Ripe bananas are mashed into the batter and fresh slices are sandwiched between layers of creamy icing, making every bite a perfect balance of fluffy cake and decadent creaminess. Whether you’re a banana enthusiast or just looking for a delicious twist on a classic dessert, this cake is sure to impress with its deep banana flavour and elegant presentation.

Ingredients:

CAKE:

  • 1½ cups (3 sticks) unsalted butter, plus extra for pans, room temperature
  • 3¾ cups all-purpose flour
  • 1½ teaspoons baking powder
  • 1¼ teaspoons kosher salt
  • 2¼ cups granulated sugar
  • 6 large eggs
  • 3 cups roughly mashed very ripe bananas (about 6 large)
  • ¾ cup sour cream

FROSTING:

  • 1 cup (2 sticks) unsalted butter, room temperature
  • 4 cups icing sugar
  • ½ cup heavy cream (such as Shamrock Farms® Heavy Whipping Cream)
  • 1 teaspoon vanilla extract
  • ½ teaspoon kosher salt
  • 2 ripe but not mushy bananas, cut crosswise into ⅛-inch slices

Method:

Preheat the oven to 175°C (350°F).
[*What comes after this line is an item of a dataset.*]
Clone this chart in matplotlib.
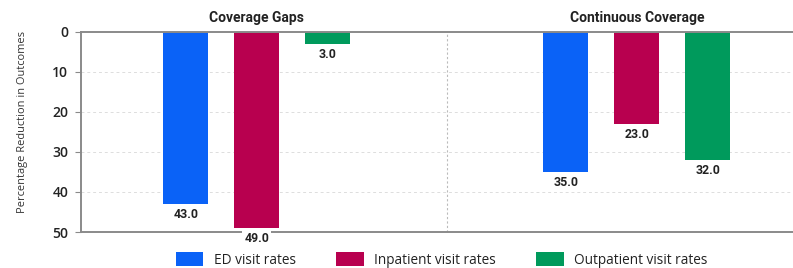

Butter two cake tins and line with baking paper.

Whisk together the flour, baking powder and salt in a bowl.

In a separate bowl, cream together 1½ cups butter and sugar until light and fluffy.

Add the eggs one at a time, beating well after each addition.

Stir in the mashed bananas and sour cream.

Gradually add flour mixture, beating on low speed until just combined.

Pour the mixture evenly into the prepared trays, smoothing down the tops.

Bake for 45-50 minutes or until a skewer inserted in the centre comes out clean.

Cool cakes in pans on wire racks for 15 minutes, then invert onto racks to cool completely.

To make the icing:

Cream 1 cup butter until smooth.

Gradually add icing sugar, then cream, vanilla and salt, beating until fluffy.

When cooled, spread one cake layer with the frosting, top with the banana slices and cover with the second cake layer.

Frost the top and sides of the cake and decorate with more banana slices if desired.